| Exercise requirements |
Every record that follows must be duplicated exactly, with images left out.

[Code that draws figures]
▽

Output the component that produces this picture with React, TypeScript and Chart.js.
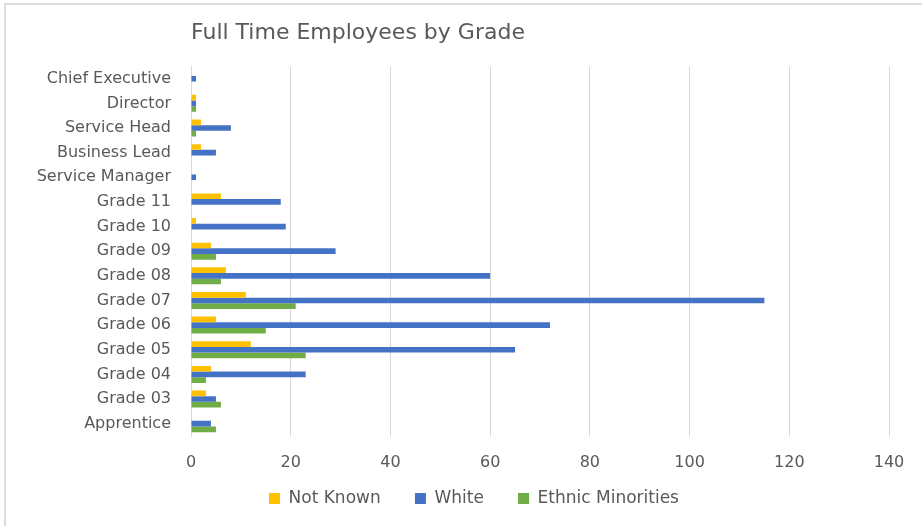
import React, { useEffect, useRef } from "react";
import { Chart, registerables } from "chart.js";

Chart.register(...registerables);

const categories = [
  "Chief Executive",
  "Director",
  "Service Head",
  "Business Lead",
  "Service Manager",
  "Grade 11",
  "Grade 10",
  "Grade 09",
  "Grade 08",
  "Grade 07",
  "Grade 06",
  "Grade 05",
  "Grade 04",
  "Grade 03",
  "Apprentice",
];
const notKnown = [0, 1, 2, 2, 0, 6, 1, 4, 7, 11, 5, 12, 4, 3, 0];
const white = [1, 1, 8, 5, 1, 18, 19, 29, 60, 115, 72, 65, 23, 5, 4];
const ethnicMinorities = [0, 1, 1, 0, 0, 0, 0, 5, 6, 21, 15, 23, 3, 6, 5];
const xTicks = [0, 20, 40, 60, 80, 100, 120, 140];

const FONT = "'DejaVu Sans', sans-serif";
const TEXT = "#595959";
const GRID = "#d9d9d9";

export default function App() {
  const ref = useRef<HTMLCanvasElement | null>(null);

  useEffect(() => {
    document.body.style.margin = "0";
    document.body.style.overflow = "hidden";
    const canvas = ref.current;
    if (!canvas) return;
    const chart = new Chart(canvas, {
      type: "bar",
      data: {
        labels: categories,
        datasets: [
          { label: "Not Known", data: notKnown, backgroundColor: "#FFC000" },
          { label: "White", data: white, backgroundColor: "#4472C4" },
          { label: "Ethnic Minorities", data: ethnicMinorities, backgroundColor: "#70AD47" },
        ],
      },
      options: {
        indexAxis: "y",
        animation: false,
        responsive: true,
        maintainAspectRatio: false,
        datasets: { bar: { categoryPercentage: 0.69, barPercentage: 1 } },
        layout: { padding: { left: 26, right: 0, top: 0, bottom: 9 } },
        scales: {
          x: {
            min: 0,
            max: 140,
            afterBuildTicks: (scale: any) => {
              scale.ticks = xTicks.map((v) => ({ value: v }));
            },
            afterFit: (scale: any) => {
              scale.height = 36;
            },
            grid: { color: GRID, lineWidth: 1, drawTicks: false },
            border: { display: false },
            ticks: { color: TEXT, font: { family: FONT, size: 16, lineHeight: 1.2 }, padding: 17 },
          },
          y: {
            afterFit: (scale: any) => {
              scale.width = 165;
            },
            grid: { display: false, drawTicks: false },
            border: { display: true, color: GRID, width: 1 },
            ticks: { color: TEXT, font: { family: FONT, size: 16 }, padding: 20, autoSkip: false },
          },
          yRight: {
            type: "linear",
            position: "right",
            display: true,
            afterFit: (scale: any) => {
              scale.width = 33;
            },
            grid: { display: false, drawTicks: false },
            border: { display: false },
            ticks: { display: false },
          },
        },
        plugins: {
          title: {
            display: true,
            text: "Full Time Employees by Grade",
            align: "start",
            fullSize: false,
            color: TEXT,
            font: { family: FONT, size: 22, weight: "normal", lineHeight: 1.2 },
            padding: { top: 20, bottom: 20 },
          },
          legend: {
            position: "bottom",
            labels: {
              color: TEXT,
              font: { family: FONT, size: 17 },
              boxWidth: 11,
              boxHeight: 11,
              padding: 18,
              generateLabels: (c: any) => {
                const items = (Chart.defaults.plugins.legend.labels as any).generateLabels(c);
                return items.map((it: any, i: number) => ({
                  ...it,
                  text: i < items.length - 1 ? it.text + "\u00a0\u00a0\u00a0" : it.text,
                }));
              },
            },
          },
          tooltip: { enabled: false },
        },
      },
    });
    return () => chart.destroy();
  }, []);

  return (
    <div
      style={{
        position: "fixed",
        left: 0,
        top: 0,
        width: 922,
        height: 526,
        background: "#fff",
        overflow: "hidden",
      }}
    >
      <div style={{ position: "absolute", left: 4, top: 3, width: 918, height: 2, background: "#dcdcdc" }} />
      <div style={{ position: "absolute", left: 4, top: 3, width: 2, height: 523, background: "#dcdcdc" }} />
      <div style={{ position: "absolute", left: 0, top: 0, width: 922, height: 526 }}>
        <canvas ref={ref} />
      </div>
    </div>
  );
}
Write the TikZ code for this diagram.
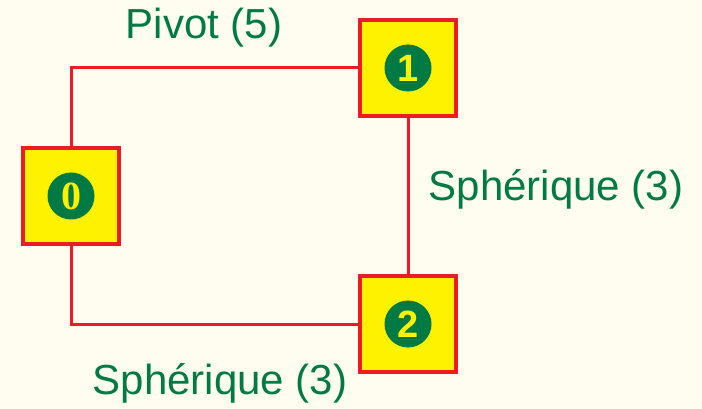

△

| Result below |
Output the component that produces this picture with React, TypeScript and Chart.js.
import React, { useEffect, useRef } from "react";
import { Chart, registerables } from "chart.js";

Chart.register(...registerables);

const categories = [
  "Chief Executive",
  "Director",
  "Service Head",
  "Business Lead",
  "Service Manager",
  "Grade 11",
  "Grade 10",
  "Grade 09",
  "Grade 08",
  "Grade 07",
  "Grade 06",
  "Grade 05",
  "Grade 04",
  "Grade 03",
  "Apprentice",
];
const notKnown = [0, 1, 2, 2, 0, 6, 1, 4, 7, 11, 5, 12, 4, 3, 0];
const white = [1, 1, 8, 5, 1, 18, 19, 29, 60, 115, 72, 65, 23, 5, 4];
const ethnicMinorities = [0, 1, 1, 0, 0, 0, 0, 5, 6, 21, 15, 23, 3, 6, 5];
const xTicks = [0, 20, 40, 60, 80, 100, 120, 140];

const FONT = "'DejaVu Sans', sans-serif";
const TEXT = "#595959";
const GRID = "#d9d9d9";

export default function App() {
  const ref = useRef<HTMLCanvasElement | null>(null);

  useEffect(() => {
    document.body.style.margin = "0";
    document.body.style.overflow = "hidden";
    const canvas = ref.current;
    if (!canvas) return;
    const chart = new Chart(canvas, {
      type: "bar",
      data: {
        labels: categories,
        datasets: [
          { label: "Not Known", data: notKnown, backgroundColor: "#FFC000" },
          { label: "White", data: white, backgroundColor: "#4472C4" },
          { label: "Ethnic Minorities", data: ethnicMinorities, backgroundColor: "#70AD47" },
        ],
      },
      options: {
        indexAxis: "y",
        animation: false,
        responsive: true,
        maintainAspectRatio: false,
        datasets: { bar: { categoryPercentage: 0.69, barPercentage: 1 } },
        layout: { padding: { left: 26, right: 0, top: 0, bottom: 9 } },
        scales: {
          x: {
            min: 0,
            max: 140,
            afterBuildTicks: (scale: any) => {
              scale.ticks = xTicks.map((v) => ({ value: v }));
            },
            afterFit: (scale: any) => {
              scale.height = 36;
            },
            grid: { color: GRID, lineWidth: 1, drawTicks: false },
            border: { display: false },
            ticks: { color: TEXT, font: { family: FONT, size: 16, lineHeight: 1.2 }, padding: 17 },
          },
          y: {
            afterFit: (scale: any) => {
              scale.width = 165;
            },
            grid: { display: false, drawTicks: false },
            border: { display: true, color: GRID, width: 1 },
            ticks: { color: TEXT, font: { family: FONT, size: 16 }, padding: 20, autoSkip: false },
          },
          yRight: {
            type: "linear",
            position: "right",
            display: true,
            afterFit: (scale: any) => {
              scale.width = 33;
            },
            grid: { display: false, drawTicks: false },
            border: { display: false },
            ticks: { display: false },
          },
        },
        plugins: {
          title: {
            display: true,
            text: "Full Time Employees by Grade",
            align: "start",
            fullSize: false,
            color: TEXT,
            font: { family: FONT, size: 22, weight: "normal", lineHeight: 1.2 },
            padding: { top: 20, bottom: 20 },
          },
          legend: {
            position: "bottom",
            labels: {
              color: TEXT,
              font: { family: FONT, size: 17 },
              boxWidth: 11,
              boxHeight: 11,
              padding: 18,
              generateLabels: (c: any) => {
                const items = (Chart.defaults.plugins.legend.labels as any).generateLabels(c);
                return items.map((it: any, i: number) => ({
                  ...it,
                  text: i < items.length - 1 ? it.text + "\u00a0\u00a0\u00a0" : it.text,
                }));
              },
            },
          },
          tooltip: { enabled: false },
        },
      },
    });
    return () => chart.destroy();
  }, []);

  return (
    <div
      style={{
        position: "fixed",
        left: 0,
        top: 0,
        width: 922,
        height: 526,
        background: "#fff",
        overflow: "hidden",
      }}
    >
      <div style={{ position: "absolute", left: 4, top: 3, width: 918, height: 2, background: "#dcdcdc" }} />
      <div style={{ position: "absolute", left: 4, top: 3, width: 2, height: 523, background: "#dcdcdc" }} />
      <div style={{ position: "absolute", left: 0, top: 0, width: 922, height: 526 }}>
        <canvas ref={ref} />
      </div>
    </div>
  );
}
Write the TikZ code for this diagram.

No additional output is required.